Lattice Paths and Submonoids of \(\mathbb Z^2\)

Abstract

We study a number of combinatorial and algebraic structures arising from walks on the two-dimensional integer lattice. To a given step set \(X\subseteq \mathbb Z^2\), there are two naturally associated monoids: \(\mathscr {F}_X\), the monoid of all X-walks/paths; and \(\mathscr {A}_X\), the monoid of all endpoints of X-walks starting from the origin O. For each \({A\in \mathscr {A}_X}\), write \(\pi _X(A)\) for the number of X-walks from O to A. Calculating the numbers \(\pi _X(A)\) is a classical problem, leading to Fibonacci, Catalan, Motzkin, Delannoy and Schröder numbers, among many other well-studied sequences and arrays. Our main results give relationships between finiteness properties of the numbers \(\pi _X(A)\), geometrical properties of the step set X, algebraic properties of the monoid \(\mathscr {A}_X\), and combinatorial properties of a certain bi-labelled digraph naturally associated to X. There is an intriguing divergence between the cases of finite and infinite step sets, and some constructions rely on highly non-trivial properties of real numbers. We also consider the case of walks constrained to stay within a given region of the plane. Several examples are considered throughout to highlight the sometimes-subtle nature of the theoretical results.

Appendix (joint with Stewart Wilcox): Combination (V)

In Sect. 2.9 we used Theorem 2.24 to limit the ostensibly possible combinations of finiteness conditions and geometric properties of step sets to just ten.

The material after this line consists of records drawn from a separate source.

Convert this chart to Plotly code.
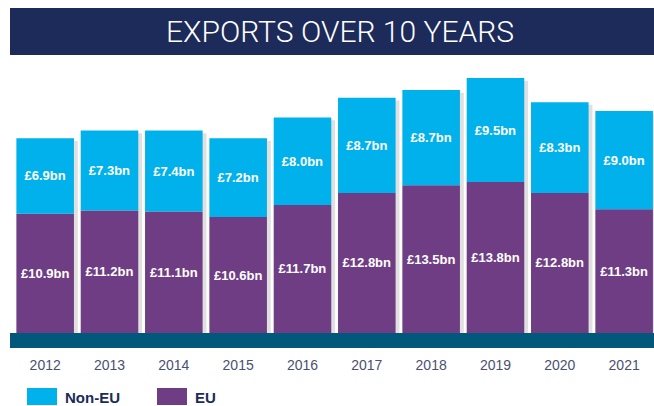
import plotly.graph_objects as go

years = ["2012", "2013", "2014", "2015", "2016", "2017", "2018", "2019", "2020", "2021"]
eu = [10.9, 11.2, 11.1, 10.6, 11.7, 12.8, 13.5, 13.8, 12.8, 11.3]
non_eu = [6.9, 7.3, 7.4, 7.2, 8.0, 8.7, 8.7, 9.5, 8.3, 9.0]
totals = [a + b for a, b in zip(eu, non_eu)]

CYAN = "#00b1eb"
PURPLE = "#6f3d84"
NAVY = "#1c2b59"
TEAL = "#02587b"

W = 0.895  # bar width in category units
L, PW, PH, BOT = 13, 641, 273, 333  # plot area in pixels


def px(x):
    return (x - L) / PW


def py(y):
    return (BOT - y) / PH


fig = go.Figure()
# soft shadow on the right of each bar
fig.add_trace(go.Bar(x=years, y=[t - 0.25 for t in totals], base=0, width=W, offset=-W / 2 + 0.06,
                     marker_color="#e0e0e0", hoverinfo="skip"))
fig.add_trace(go.Bar(x=years, y=eu, name="EU", marker_color=PURPLE, width=W, offset=-W / 2,
                     texttemplate="£%{y:.1f}bn", textposition="inside",
                     insidetextanchor="middle"))
fig.add_trace(go.Bar(x=years, y=non_eu, base=eu, name="Non-EU", marker_color=CYAN,
                     width=W, offset=-W / 2,
                     texttemplate="£%{y:.1f}bn", textposition="inside",
                     insidetextanchor="middle"))
fig.update_traces(marker_line_width=0,
                  textfont=dict(family="Liberation Sans", size=13, color="white", weight="bold"),
                  textangle=0, constraintext="none")

fig.update_layout(
    width=654, height=406,
    margin=dict(l=L, r=0, t=60, b=73),
    barmode="overlay",
    plot_bgcolor="white", paper_bgcolor="white",
    showlegend=False,
    uniformtext=dict(minsize=13, mode="show"),
    xaxis=dict(showgrid=False, zeroline=False, showline=False, ticks="",
               range=[-0.5, -0.5 + PW / 64.33],
               tickfont=dict(family="Liberation Sans", size=14, color="#4a5072"),
               ticklabelstandoff=22),
    yaxis=dict(range=[0, 24.95], visible=False),
)

# title bar
fig.add_shape(type="rect", xref="paper", yref="paper", x0=px(10), x1=px(654),
              y0=py(55), y1=py(8), fillcolor=NAVY, line_width=0, layer="below")
fig.add_annotation(text="EXPORTS OVER 10 YEARS", xref="paper", yref="paper",
                   x=px(340), y=py(32), showarrow=False,
                   font=dict(family="Roboto", size=30, color="white", weight=300),
                   xanchor="center", yanchor="middle")

# teal base band
fig.add_shape(type="rect", xref="paper", yref="paper", x0=px(10), x1=px(654),
              y0=py(348), y1=py(333), fillcolor=TEAL, line_width=0)

# legend
legend_items = [("Non-EU", CYAN), ("EU", PURPLE)]
lx = [27, 157]
for (name, col), x0 in zip(legend_items, lx):
    fig.add_shape(type="rect", xref="paper", yref="paper",
                  x0=px(x0), x1=px(x0 + 30), y0=py(405), y1=py(388),
                  fillcolor=col, line_width=0)
    fig.add_annotation(text=name, xref="paper", yref="paper",
                       x=px(x0 + 36), y=py(397),
                       xanchor="left", yanchor="middle", showarrow=False,
                       font=dict(family="Liberation Sans", size=15, color=NAVY, weight="bold"))

fig.write_html("out.html", config={"displayModeBar": False},
               post_script="document.body.style.margin='0';document.body.style.overflow='hidden';")
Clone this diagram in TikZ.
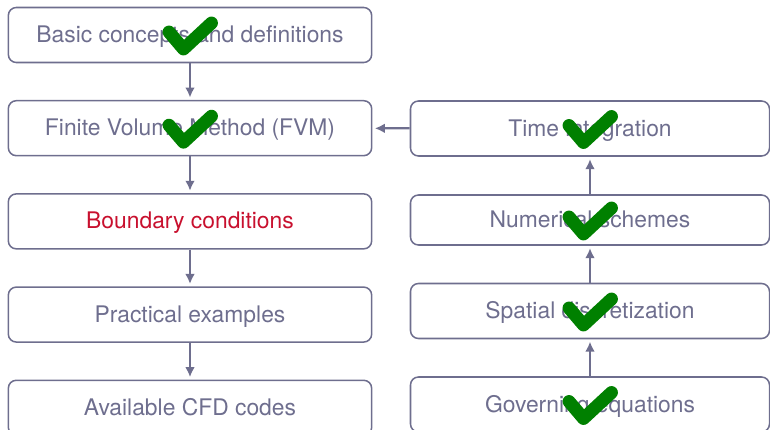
\documentclass[tikz,border=0pt]{standalone}
\usepackage{fontspec}
\setmainfont{TeX Gyre Heros}
\usetikzlibrary{arrows.meta,positioning}
\definecolor{slate}{HTML}{6E6E8E}
\definecolor{crimson}{HTML}{C8102E}
\definecolor{okgreen}{HTML}{008000}
\def\dx{0.03cm}
\def\dy{1.10cm}
\tikzstyle{topic} = [rectangle, rounded corners=0.24cm, draw=slate, line width=1.3pt, text=slate, minimum width=10.9cm, minimum height=1.65cm, inner sep=0pt, text height=14pt, text depth=1pt, font=\fontsize{19.5}{23}\selectfont]
\tikzstyle{arrow} = [line width=1.9pt, draw=slate, -{Latex[length=3mm,width=2.9mm]}, shorten >=2pt]
\tikzstyle{checked} = [line width=11pt, draw=okgreen, line cap=round, line join=round]
\def\done#1{\draw[checked,shift={(#1.center)}] (-21,-3) -- (-6.5,14) -- (21.5,-12);}

\begin{document}
\begin{tikzpicture}[x=\dx,y=-\dx,node distance=\dy]
  \useasboundingbox (0,0) rectangle (770,430);
  % left column
  \node[topic] (basic) at (190,35) {Basic concepts and definitions};
  \node[topic, below=of basic] (fvm) {Finite Volume Method (FVM)};
  \node[topic, below=of fvm, text=crimson] (bc) {Boundary conditions};
  \node[topic, below=of bc] (examples) {Practical examples};
  \node[topic, below=of examples] (codes) {Available CFD codes};
  % right column
  \node[topic, minimum width=10.77cm] (time) at (590,128.5) {Time integration};
  \node[topic, minimum width=10.77cm, minimum height=1.5cm] (schemes) at (590,220) {Numerical schemes};
  \node[topic, minimum width=10.77cm] (spatial) at (590,311) {Spatial discretization};
  \node[topic, minimum width=10.77cm] (governing) at (590,404.5) {Governing equations};
  % arrows
  \draw[arrow] (basic) -- (fvm);
  \draw[arrow] (fvm) -- (bc);
  \draw[arrow] (bc) -- (examples);
  \draw[arrow] (examples) -- (codes);
  \draw[arrow] (governing) -- (spatial);
  \draw[arrow] (spatial) -- (schemes);
  \draw[arrow] (schemes) -- (time);
  \draw[arrow] (time) -- (fvm);
  % done marks
  \done{basic}
  \done{fvm}
  \done{time}
  \done{schemes}
  \done{spatial}
  \done{governing}
\end{tikzpicture}
\end{document}
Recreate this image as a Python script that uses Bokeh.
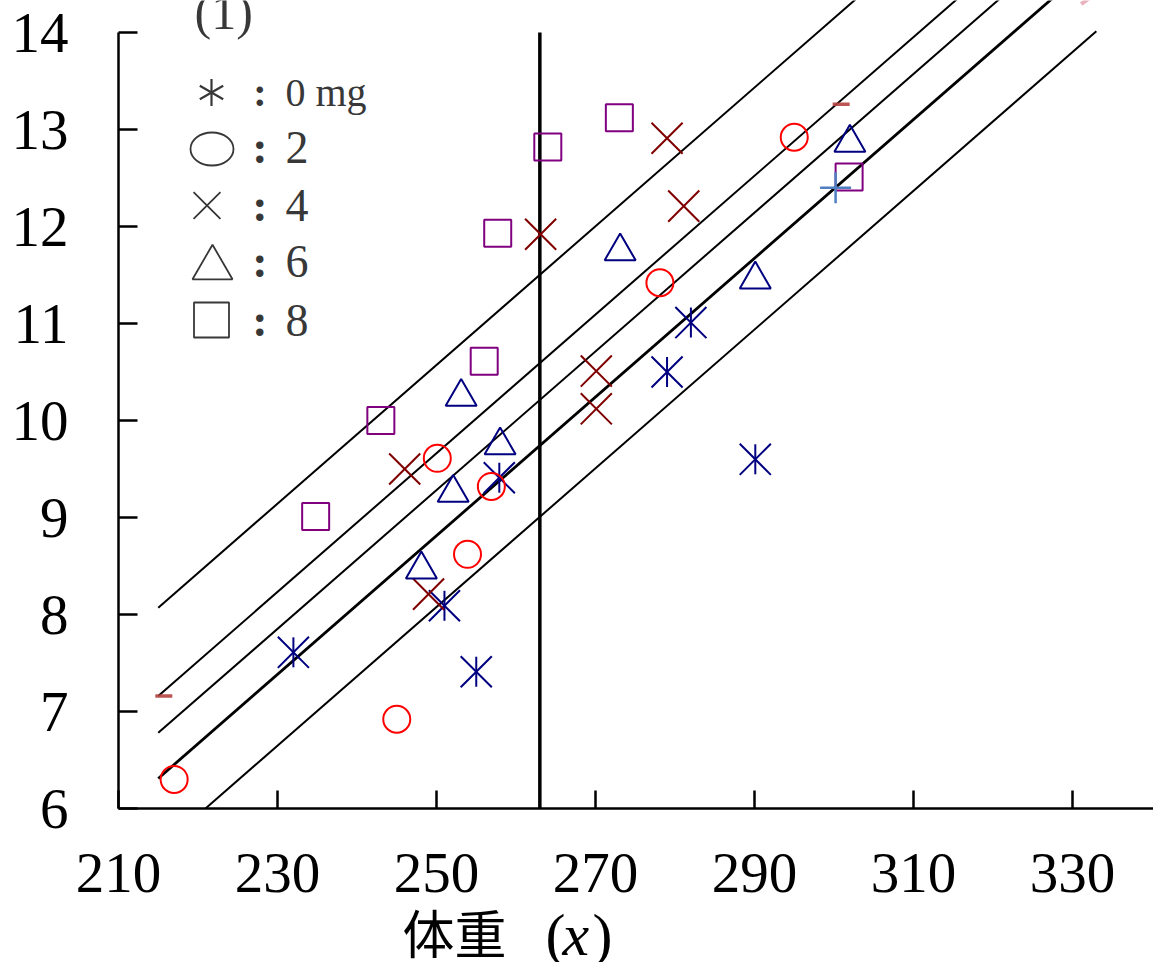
import numpy as np
from bokeh.plotting import figure
from bokeh.models import FixedTicker, Label, Range1d
from bokeh.embed import file_html
from bokeh.resources import INLINE

# ---------------- data ----------------
x_ticks = [210, 230, 250, 270, 290, 310, 330]
y_ticks = [6, 7, 8, 9, 10, 11, 12, 13, 14]

legend_labels = ["0 mg", "2", "4", "6", "8"]

x_0mg = [232.0, 251.0, 255.0, 257.9, 279.0, 282.0, 290.1]
y_0mg = [7.61, 8.09, 7.41, 9.41, 10.50, 11.01, 9.60]
x_2mg = [217.0, 245.0, 250.1, 253.9, 256.9, 278.1, 295.0]
y_2mg = [6.30, 6.92, 9.61, 8.62, 9.32, 11.42, 12.92]
x_4mg = [246.0, 249.0, 263.1, 270.1, 270.1, 279.0, 281.1]
y_4mg = [9.50, 8.21, 11.92, 10.51, 10.12, 12.91, 12.21]
x_6mg = [248.1, 252.1, 253.1, 258.0, 273.1, 290.1, 302.0]
y_6mg = [8.51, 9.30, 10.29, 9.79, 11.79, 11.50, 12.91]
x_8mg = [234.8, 243.0, 256.0, 257.7, 264.0, 273.0, 301.9]
y_8mg = [9.01, 10.00, 10.61, 11.93, 12.82, 13.12, 12.51]

dash_x = [215.7, 300.9]
dash_y = [7.16, 13.26]
plus_x = [300.2]
plus_y = [12.40]
pink_x = [331.7]
pink_y = [14.33]

common_slope = 0.0715
line_x_start = 215.0
line_x_end = 333.0
line_y_start = [8.07, 7.16, 6.78, 6.31, 5.575]
line_widths = [2.0, 2.0, 2.0, 2.8, 2.0]

x_mean = 263.0

# ---------------- figure ----------------
W, H = 1153, 962
PX_X = 7.95      # pixels per x unit
PX_Y = 97.0      # pixels per y unit
LEFT = 118       # pixel of x = 210
Y_TOP = 14 + 32 / PX_Y
X0 = 210 - LEFT / PX_X
p = figure(width=W, height=H, output_backend="svg", toolbar_location=None,
           x_range=Range1d(X0, X0 + W / PX_X),
           y_range=Range1d(Y_TOP - H / PX_Y, Y_TOP),
           min_border_left=0, min_border_right=0, min_border_top=0, min_border_bottom=0)
p.xgrid.visible = False
p.ygrid.visible = False
p.outline_line_color = None
p.background_fill_color = "white"
p.border_fill_color = "white"

for ax in (p.xaxis, p.yaxis):
    ax.axis_line_width = 2.5
    ax.axis_line_color = "black"
    ax.major_tick_line_width = 2.5
    ax.major_tick_line_color = "black"
    ax.major_tick_out = 0
    ax.minor_tick_line_color = None
    ax.major_label_text_font = "Liberation Serif"
    ax.major_label_text_font_size = "57px"
    ax.major_label_text_color = "black"

p.xaxis.ticker = FixedTicker(ticks=x_ticks)
p.yaxis.ticker = FixedTicker(ticks=y_ticks)
p.yaxis.bounds = (y_ticks[0], y_ticks[-1])
p.xaxis.bounds = (x_ticks[0], X0 + W / PX_X)
p.xaxis.fixed_location = y_ticks[0]
p.yaxis.fixed_location = x_ticks[0]
p.xaxis.major_tick_in = 18
p.yaxis.major_tick_in = 19
p.yaxis.major_label_standoff = 50
p.xaxis.major_label_standoff = 45

# regression lines (common slope), clipped at the bottom axis
for y0, lw in zip(line_y_start, line_widths):
    xs = line_x_start
    ys = y0
    if ys < y_ticks[0]:
        xs = line_x_start + (y_ticks[0] - y0) / common_slope
        ys = y_ticks[0]
    y1 = y0 + common_slope * (line_x_end - line_x_start)
    p.line([xs, line_x_end], [ys, y1], line_color="black", line_width=lw)

# vertical reference line
p.segment(x0=[x_mean], y0=[y_ticks[0]], x1=[x_mean], y1=[y_ticks[-1]],
          line_color="black", line_width=3.5)

navy = "#000080"
# 0 mg: asterisk (x + vertical bar)
p.scatter(x_0mg, y_0mg, marker="x", size=44, line_color=navy, line_width=2)
p.scatter(x_0mg, y_0mg, marker="dash", angle=np.pi / 2, size=30, line_color=navy, line_width=2)
# 2 mg
p.scatter(x_2mg, y_2mg, marker="circle", size=27, fill_color=None, line_color="red", line_width=2)
# 4 mg
p.scatter(x_4mg, y_4mg, marker="x", size=44, line_color="#800000", line_width=2)
# 6 mg (shift so the triangle's box centre sits at the point)
tri_size = 31
tri_shift = (tri_size * np.sqrt(3) / 2 / 6) / PX_Y
p.scatter(x_6mg, [v - tri_shift for v in y_6mg], marker="triangle", size=tri_size,
          fill_color=None, line_color=navy, line_width=2)
# 8 mg
p.scatter(x_8mg, y_8mg, marker="square", size=27, fill_color=None, line_color="#800080", line_width=2)

# extra marks
p.scatter(dash_x, dash_y, marker="dash", size=17, line_color="#b5443f", line_width=3.5, line_alpha=0.9)
p.scatter(plus_x, plus_y, marker="cross", size=31, line_color="#4f7fbf", line_width=2.5)
p.scatter(pink_x, pink_y, marker="dash", angle=np.pi / 5, size=12, line_color="#eab2bc", line_width=4)

# ---------------- legend (manual) ----------------
def dx(sx):
    return 210 + (sx - LEFT) / PX_X

def dy(sy):
    return 14 - (sy - 32) / PX_Y

def baseline_y(sy, size_px, factor=0.37):
    # Bokeh places "alphabetic" text a little low; compensate
    return dy(sy - factor * size_px)

gray = "#383838"
for ang in (np.pi / 2, np.pi / 6, 5 * np.pi / 6):
    p.scatter([dx(211)], [dy(92)], marker="dash", angle=ang, size=27, line_color=gray, line_width=2.2)
p.ellipse(x=[dx(211.5)], y=[dy(148.5)], width=[43], height=[33], width_units="screen",
          height_units="screen", fill_color=None, line_color=gray, line_width=1.8)
p.scatter([dx(206.5)], [dy(205)], marker="x", size=38, line_color=gray, line_width=1.8)
p.scatter([dx(212)], [dy(261.5 + 40 * np.sqrt(3) / 2 / 6)], marker="triangle", size=40,
          fill_color=None, line_color=gray, line_width=1.8)
p.scatter([dx(211)], [dy(319.5)], marker="square", size=35, fill_color=None, line_color=gray, line_width=1.8)

baselines = [107, 164, 221.7, 278, 336.7]
sizes = [40, 46, 46, 46, 46]
for lab, b, fs in zip(legend_labels, baselines, sizes):
    p.add_layout(Label(x=dx(259.5), y=baseline_y(b, fs), text=":", text_align="center",
                       text_baseline="alphabetic", text_font="Liberation Serif", text_font_style="bold",
                       text_font_size=f"{fs}px", text_color=gray))
    p.add_layout(Label(x=dx(285), y=baseline_y(b, fs), text=lab, text_align="left",
                       text_baseline="alphabetic", text_font="Liberation Serif",
                       text_font_size=f"{fs}px", text_color=gray))

p.add_layout(Label(x=dx(194), y=baseline_y(30, 50), text="(1)", text_align="left",
                   text_baseline="alphabetic", text_font="Liberation Serif", text_font_size="50px",
                   text_color=gray))

# axis title
p.add_layout(Label(x=dx(402), y=baseline_y(955, 52, 0.47), text="体重", text_align="left",
                   text_baseline="alphabetic", text_font="Noto Sans CJK JP", text_font_size="52px",
                   text_color="black"))
p.add_layout(Label(x=dx(545), y=baseline_y(957, 60), text="(", text_align="left",
                   text_baseline="alphabetic", text_font="Liberation Serif", text_font_size="60px",
                   text_color="black"))
p.add_layout(Label(x=dx(562), y=baseline_y(957, 60), text="x", text_align="left",
                   text_baseline="alphabetic", text_font="Liberation Serif", text_font_style="italic",
                   text_font_size="60px", text_color="black"))
p.add_layout(Label(x=dx(592), y=baseline_y(957, 60), text=")", text_align="left",
                   text_baseline="alphabetic", text_font="Liberation Serif", text_font_size="60px",
                   text_color="black"))

open("out.html", "w").write(file_html(p, INLINE))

One combination was shown never to occur (cf. Proposition 2.36), and all but one of the other combinations have been exemplified by various step sets whose locations are listed in Table 1. The purpose of this appendix is to construct a step set with the final combination (see Example A.5). The construction relies crucially on the existence of very specific sequences of real numbers (see Proposition A.2), and we turn to these first.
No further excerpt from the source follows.